Everything from the first line of the data below through the line that contains "W, H = 995, 570" should be written out exactly, please, and nothing more; the pictures stay out.
### Recorded data
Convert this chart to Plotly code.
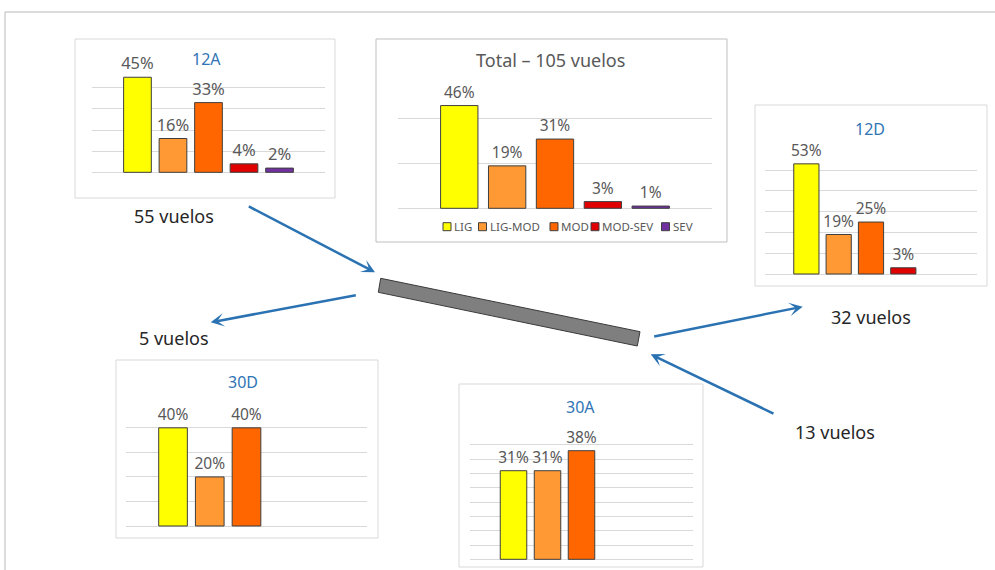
import plotly.graph_objects as go

W, H = 995, 570

# Turbulence intensity categories and per-runway percentages
categorias = ["LIG", "LIG-MOD", "MOD", "MOD-SEV", "SEV"]
pct_total = [46, 19, 31, 3, 1]
pct_12a = [45, 16, 33, 4, 2]
pct_12d = [53, 19, 25, 3]
pct_30d = [40, 20, 40]
pct_30a = [31, 31, 38]

# Number of flights per runway
vuelos_total = 105
vuelos_12a = 55
vuelos_12d = 32
vuelos_30d = 5
vuelos_30a = 13

colores = {
    "LIG": "#FFFF00",
    "LIG-MOD": "#FF9933",
    "MOD": "#FF6600",
    "MOD-SEV": "#E00000",
    "SEV": "#7030A0",
}

AZUL = "#2F75B5"
GRIS_TXT = "#595959"
GRID = "#D9D9D9"
FUENTE = "Noto Sans"


def fx(px):
    return px / W


def fy(py):
    return 1 - py / H


# Layout of every small chart, in pixels of the page
paneles = [
    dict(titulo="12A", vals=pct_12a, gx=(92, 325), base=172.3, top_px=66.7, top=50, dtick=10,
         caja=(75, 39, 335, 198), tpos=(206, 59), tcolor=AZUL, tsize=16, lsize=16.5, borde=GRID),
    dict(titulo=f"Total \u2013 {vuelos_total} vuelos", vals=pct_total, gx=(398, 712), base=208.3,
         top_px=74.3, top=60, dtick=20, caja=(376, 39, 727, 242), tpos=(550, 60), tcolor=GRIS_TXT,
         tsize=18, lsize=15.5, borde="#BFBFBF"),
    dict(titulo="12D", vals=pct_12d, gx=(765, 977), base=274, top_px=149.3, top=60, dtick=10,
         caja=(755, 105, 987, 286), tpos=(870, 129), tcolor=AZUL, tsize=16, lsize=15.5, borde=GRID),
    dict(titulo="30D", vals=pct_30d, gx=(126, 367), base=526, top_px=403.3, top=50, dtick=10,
         caja=(116, 360, 378, 538), tpos=(243, 382), tcolor=AZUL, tsize=16, lsize=15.5, borde=GRID),
    dict(titulo="30A", vals=pct_30a, gx=(470, 693), base=559.3, top_px=430.7, top=45, dtick=5,
         caja=(459, 384, 703, 567), tpos=(580, 407), tcolor=AZUL, tsize=16, lsize=15.5, borde=GRID),
]

XR = [-1.28, 5.28]

fig = go.Figure()
shapes = []
annotations = []
layout_axes = {}

# Outer frame (top and left edges)
shapes.append(dict(type="line", xref="paper", yref="paper", x0=fx(5), x1=fx(995), y0=fy(12), y1=fy(12),
                   line=dict(color="#D0D0D0", width=1.5)))
shapes.append(dict(type="line", xref="paper", yref="paper", x0=fx(5), x1=fx(5), y0=fy(12), y1=fy(570),
                   line=dict(color="#D0D0D0", width=1.5)))

for i, p in enumerate(paneles):
    s = "" if i == 0 else str(i + 1)
    cats = categorias[:len(p["vals"])]
    ppu = (p["base"] - p["top_px"]) / p["top"]
    e = 1.0 / ppu

    fig.add_trace(go.Bar(
        x=cats, y=p["vals"],
        marker=dict(color=[colores[c] for c in cats], line=dict(color="#3F3F3F", width=1)),
        text=[f"{v}%" for v in p["vals"]],
        textposition="outside",
        textfont=dict(size=p["lsize"], color=GRIS_TXT, family=FUENTE),
        cliponaxis=False, constraintext="none",
        xaxis="x" + s, yaxis="y" + s, showlegend=False,
        hovertemplate="%{x}: %{y}%<extra></extra>",
    ))

    layout_axes["xaxis" + s] = dict(
        domain=[fx(p["gx"][0]), fx(p["gx"][1])], range=XR, type="category",
        categoryorder="array", categoryarray=categorias,
        showticklabels=False, showgrid=False, zeroline=False, showline=False, ticks="",
        anchor="y" + s, fixedrange=True,
    )
    layout_axes["yaxis" + s] = dict(
        domain=[fy(p["base"] + 1), fy(p["top_px"] - 1)], range=[-e, p["top"] + e],
        tickvals=list(range(0, p["top"] + 1, p["dtick"])),
        showticklabels=False, showgrid=True, gridcolor=GRID, gridwidth=1,
        zeroline=True, zerolinecolor=GRID, zerolinewidth=1, showline=False, ticks="",
        anchor="x" + s, fixedrange=True,
    )

    x0, y0, x1, y1 = p["caja"]
    shapes.append(dict(type="rect", xref="paper", yref="paper", x0=fx(x0), x1=fx(x1), y0=fy(y1), y1=fy(y0),
                       line=dict(color=p["borde"], width=1), layer="below"))
    annotations.append(dict(text=p["titulo"], xref="paper", yref="paper", x=fx(p["tpos"][0]),
                            y=fy(p["tpos"][1]), xanchor="center", yanchor="middle", showarrow=False,
                            font=dict(size=p["tsize"], color=p["tcolor"], family=FUENTE)))

# Legend of the total chart
leyenda_x = [447, 482.5, 554, 595, 665.5]
leyenda_y = 226.7
for c, lx in zip(categorias, leyenda_x):
    shapes.append(dict(type="rect", xref="paper", yref="paper", x0=fx(lx - 4), x1=fx(lx + 4),
                       y0=fy(leyenda_y + 4), y1=fy(leyenda_y - 4),
                       fillcolor=colores[c], line=dict(color="#3F3F3F", width=1)))
    annotations.append(dict(text=c, xref="paper", yref="paper", x=fx(lx + 5), y=fy(leyenda_y),
                            xanchor="left", yanchor="middle", showarrow=False,
                            font=dict(size=11.5, color=GRIS_TXT, family=FUENTE)))

# Runway drawn as a tilted grey bar
pista = [(380.7, 278.3), (640, 331.7), (637.3, 346), (378.3, 292.3)]
path = "M " + " L ".join(f"{fx(a):.5f},{fy(b):.5f}" for a, b in pista) + " Z"
shapes.append(dict(type="path", xref="paper", yref="paper", path=path,
                   fillcolor="#7F7F7F", line=dict(color="#3A3A3A", width=1)))

# Flow arrows (tail -> head)
flechas = [
    ((247.3, 205.7), (375, 272.3)),
    ((357.3, 295), (210.7, 322.3)),
    ((652.7, 336.7), (802.7, 306.7)),
    ((775, 414.3), (650.7, 354.3)),
]
for (tx, ty), (hx, hy) in flechas:
    annotations.append(dict(text="", xref="paper", yref="paper", x=fx(hx), y=fy(hy),
                            ax=tx - hx, ay=ty - hy, axref="pixel", ayref="pixel",
                            showarrow=True, arrowhead=3, arrowsize=0.9, arrowwidth=2.5,
                            arrowcolor="#2A72B2", standoff=0, startstandoff=0))

# Flight count labels
conteos = [
    (vuelos_12a, 174, 216.5),
    (vuelos_30d, 174, 338),
    (vuelos_12d, 870.5, 317),
    (vuelos_30a, 835, 432),
]
for n, cx, cy in conteos:
    annotations.append(dict(text=f"{n} vuelos", xref="paper", yref="paper", x=fx(cx), y=fy(cy),
                            xanchor="center", yanchor="middle", showarrow=False,
                            font=dict(size=18, color="#262626", family=FUENTE)))

fig.update_layout(
    width=W, height=H,
    margin=dict(l=0, r=0, t=0, b=0),
    paper_bgcolor="white", plot_bgcolor="rgba(0,0,0,0)",
    bargap=0.22,
    font=dict(family=FUENTE, color=GRIS_TXT),
    shapes=shapes, annotations=annotations,
    showlegend=False,
    **layout_axes,
)

fig.write_html("out.html", config={"displayModeBar": False})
######
■ Answer in full ■
Convert this chart to Plotly code.
import plotly.graph_objects as go

W, H = 995, 570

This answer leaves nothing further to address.